O STJ entendeu que a pena-base fixada pelo TJ/SP foi estabelecida acima do mínimo legal, de forma desproporcional, pois se limitou a indicar, concretamente, o prejuízo causado aos cofres públicos (US$358.585,02) e teceu considerações vagas, como o possível atraso em investimentos na Polícia Civil e a afetação da imagem desta instituição perante a opinião pública. Sendo assim, fixou a pena-base em 3 (três) anos e 6 (seis) meses de reclusão e 17 (dezessete) dias-multa, acrescidos de 1/3 (um terço) por estar em cargo de comissão e aumentando em 1/6 (um sexto) pela continuidade do delito, perfazendo um total de 5 (cinco) anos, 5 (cinco) meses e 10 (dez) dias de reclusão e 25 (vinte e cinco) dias-multa, pena suficiente para a reprovação e prevenção do crime.

Tomando como referência a doutrina, de acordo com Maria Sylvia Zanella de Pietro, “a proporcionalidade deve ser medida não pelos critérios pessoais do administrador, mas segundo padrões comuns na sociedade em que vive; e não pode ser medida diante dos termos frios da lei, mas diante do caso concreto” (DI PIETRO, 2008, p. 76). Para Odete Medauar o princípio da proporcionalidade “aplica-se a todas as atuações administrativas para que sejam tomadas decisões equilibradas, refletidas, com avaliação adequada da relação custo-benefício” (MEDAUAR, 1998, p. 142)

Podemos observar nesse entendimento a utilização do princípio da proporcionalidade para a justificação da decisão e um redimensionamento das penas, pois o tribunal considerou as alegações vagas e concretamente insuficientes para estabelecer a exasperação das penas. Cabe salientar que a decisão de estabelecer a pena é uma atribuição do juiz, levando em consideração fatores previstos na lei e proporcional aos fatos mencionados no processo. Sendo assim, verificamos que em cada instância, a estipulação da pena esteve fundamentada em critérios de interpretação diferentes, de acordo com a lei penal.

CONCLUSÃO

A definição do princípio da proporcionalidade inserido na Administração Pública está baseada principalmente no equilíbrio das medidas a serem tomadas pelos agentes púbicos, na dosagem das sanções e das restrições, na devida proporção dos limites de poder e na manutenção do interesse público.

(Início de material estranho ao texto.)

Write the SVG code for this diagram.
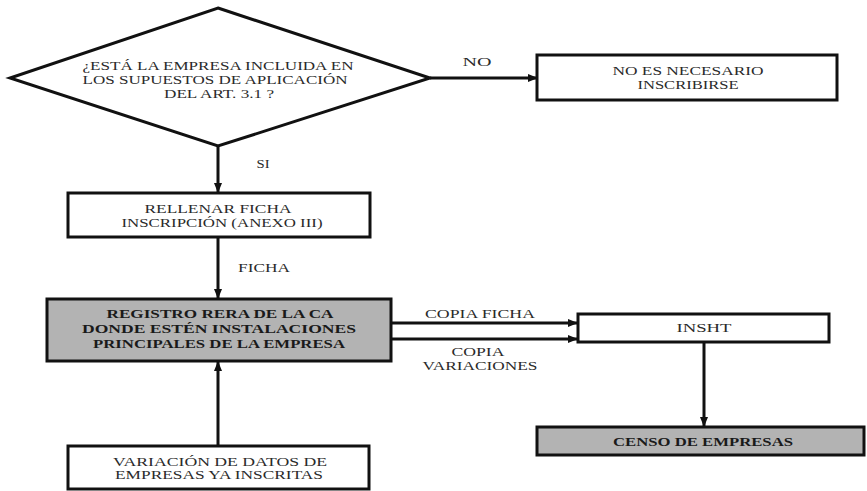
<svg xmlns="http://www.w3.org/2000/svg" width="867" height="491" viewBox="0 0 867 491">
<style>
.box{fill:#fff;stroke:#111;stroke-width:3}
.grey{fill:#b3b3b3;stroke:#111;stroke-width:3}
.t{font-family:"Liberation Serif","Times New Roman",serif;font-size:12px;fill:#2a2a2a;text-anchor:middle}
.b{font-weight:bold;fill:#1a1a1a}
.c{fill:none;stroke:#111;stroke-width:3}
</style>
<defs>
<marker id="ah" markerUnits="userSpaceOnUse" markerWidth="10" markerHeight="10" refX="9" refY="5" orient="auto">
<path d="M0,1 L10,5 L0,9 Z" fill="#111"/>
</marker>
</defs>
<rect width="867" height="491" fill="#fff"/>
<g id="connectors">
<line class="c" x1="430" y1="78" x2="537" y2="78" marker-end="url(#ah)"/>
<line class="c" x1="218" y1="146" x2="218" y2="192" marker-end="url(#ah)"/>
<line class="c" x1="218" y1="237" x2="218" y2="298" marker-end="url(#ah)"/>
<line class="c" x1="218" y1="446" x2="218" y2="362" marker-end="url(#ah)"/>
<line class="c" x1="391" y1="323" x2="577" y2="323" marker-end="url(#ah)"/>
<line class="c" x1="391" y1="339" x2="577" y2="339" marker-end="url(#ah)"/>
<line class="c" x1="704" y1="342" x2="704" y2="426" marker-end="url(#ah)"/>
<text class="t" x="477" y="65.5" textLength="29" lengthAdjust="spacingAndGlyphs">NO</text>
<text class="t" x="263" y="167.5" textLength="13" lengthAdjust="spacingAndGlyphs">SI</text>
<text class="t" x="264" y="271.5" textLength="52" lengthAdjust="spacingAndGlyphs">FICHA</text>
<text class="t" x="480" y="317.5" textLength="110" lengthAdjust="spacingAndGlyphs">COPIA FICHA</text>
<text class="t" x="478" y="356" textLength="53" lengthAdjust="spacingAndGlyphs">COPIA</text>
<text class="t" x="480" y="369.5" textLength="115" lengthAdjust="spacingAndGlyphs">VARIACIONES</text>
</g>
<g id="decision">
<polygon class="box" points="218,8 430,78 218,146 10,78"/>
<text class="t" x="218" y="69.5" textLength="271" lengthAdjust="spacingAndGlyphs">¿ESTÁ LA EMPRESA INCLUIDA EN</text>
<text class="t" x="215" y="83.5" textLength="265" lengthAdjust="spacingAndGlyphs">LOS SUPUESTOS DE APLICACIÓN</text>
<text class="t" x="219" y="97.5" textLength="110" lengthAdjust="spacingAndGlyphs">DEL ART. 3.1 ?</text>
</g>
<g id="no-necesario">
<rect class="box" x="537" y="55" width="300" height="45"/>
<text class="t" x="688" y="74.5" textLength="151" lengthAdjust="spacingAndGlyphs">NO ES NECESARIO</text>
<text class="t" x="688" y="88.5" textLength="101" lengthAdjust="spacingAndGlyphs">INSCRIBIRSE</text>
</g>
<g id="rellenar">
<rect class="box" x="68" y="193" width="302" height="44"/>
<text class="t" x="218" y="213" textLength="147" lengthAdjust="spacingAndGlyphs">RELLENAR FICHA</text>
<text class="t" x="222" y="226.5" textLength="201" lengthAdjust="spacingAndGlyphs">INSCRIPCIÓN (ANEXO III)</text>
</g>
<g id="registro">
<rect class="grey" x="47" y="299" width="344" height="62"/>
<text class="t b" x="220" y="317.5" textLength="227" lengthAdjust="spacingAndGlyphs">REGISTRO RERA DE LA CA</text>
<text class="t b" x="219" y="332.5" textLength="274" lengthAdjust="spacingAndGlyphs">DONDE ESTÉN INSTALACIONES</text>
<text class="t b" x="219" y="347.5" textLength="252" lengthAdjust="spacingAndGlyphs">PRINCIPALES DE LA EMPRESA</text>
</g>
<g id="variacion">
<rect class="box" x="68" y="446" width="301" height="43"/>
<text class="t" x="220" y="465.5" textLength="214" lengthAdjust="spacingAndGlyphs">VARIACIÓN DE DATOS DE</text>
<text class="t" x="219" y="479" textLength="208" lengthAdjust="spacingAndGlyphs">EMPRESAS YA INSCRITAS</text>
</g>
<g id="insht">
<rect class="box" x="578" y="314" width="251" height="28"/>
<text class="t" x="704" y="331.5" textLength="55" lengthAdjust="spacingAndGlyphs">INSHT</text>
</g>
<g id="censo">
<rect class="grey" x="537" y="427" width="327" height="28"/>
<text class="t b" x="703" y="445.5" textLength="180" lengthAdjust="spacingAndGlyphs">CENSO DE EMPRESAS</text>
</g>
</svg>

Após verificar um único exemplo de decisão do Superior Tribunal de Justiça na qual se tomou como parâmetro o princípio da proporcionalidade, podemos perceber que a correta aplicação deste princípio associado aos outros diversos princípios da Administração e os princípios gerais do direito, capacita os juízos, como agentes públicos, a tomar posicionamentos justos e por vezes acertados.

REFERÊNCIAS BIBLIOGRÁFICAS

DI PIETRO, Maria Sylvia Zanella. Direito administrativo. 21. ed. São Paulo: Atlas, 2008.
FIGUEIREDO, Lúcia Valle. Curso de direito administrativo. 3. ed. São Paulo: Malheiros, 1998.
MEDAUAR, Odete. Direito administrativo moderno. 2. ed. São Paulo: Revista dos Tribunais, 19998.
MELLO, Celso Antônio Bandeira de. Curso de direito administrativo. 8. ed. São Paulo: Malheiros, 1996.
REALE, Miguel. Lições preliminares de direito. 27. ed. São Paulo: Saraiva, 2002.

NOTAS REFERENCIAIS

[1] Art. 59 - O juiz, atendendo à culpabilidade, aos antecedentes, à conduta social, à personalidade do agente, aos motivos, às circunstâncias e conseqüências do crime, bem como ao comportamento da vítima, estabelecerá, conforme seja necessário e suficiente para reprovação e prevenção do crime: I - as penas aplicáveis dentre as cominadas; II - a quantidade de pena aplicável, dentro dos limites previstos; III - o regime inicial de cumprimento da pena privativa de liberdade; IV - a substituição da pena privativa da liberdade aplicada, por outra espécie de pena, se cabível.

[2] Art 327 – [...] § 2º - A pena será aumentada da terça parte quando os autores dos crimes previstos neste Capítulo forem ocupantes de cargos em comissão ou de função de direção ou assessoramento de órgão da administração direta, sociedade de economia mista, empresa pública ou fundação instituída pelo poder público.

[3] Art. 71 - Quando o agente, mediante mais de uma ação ou omissão, pratica dois ou mais crimes da mesma espécie e, pelas condições de tempo, lugar, maneira de execução e outras semelhantes, devem os subseqüentes ser havidos como continuação do primeiro, aplica-se-lhe a pena de um só dos crimes, se idênticas, ou a mais grave, se diversas, aumentada, em qualquer caso, de um sexto a dois terços.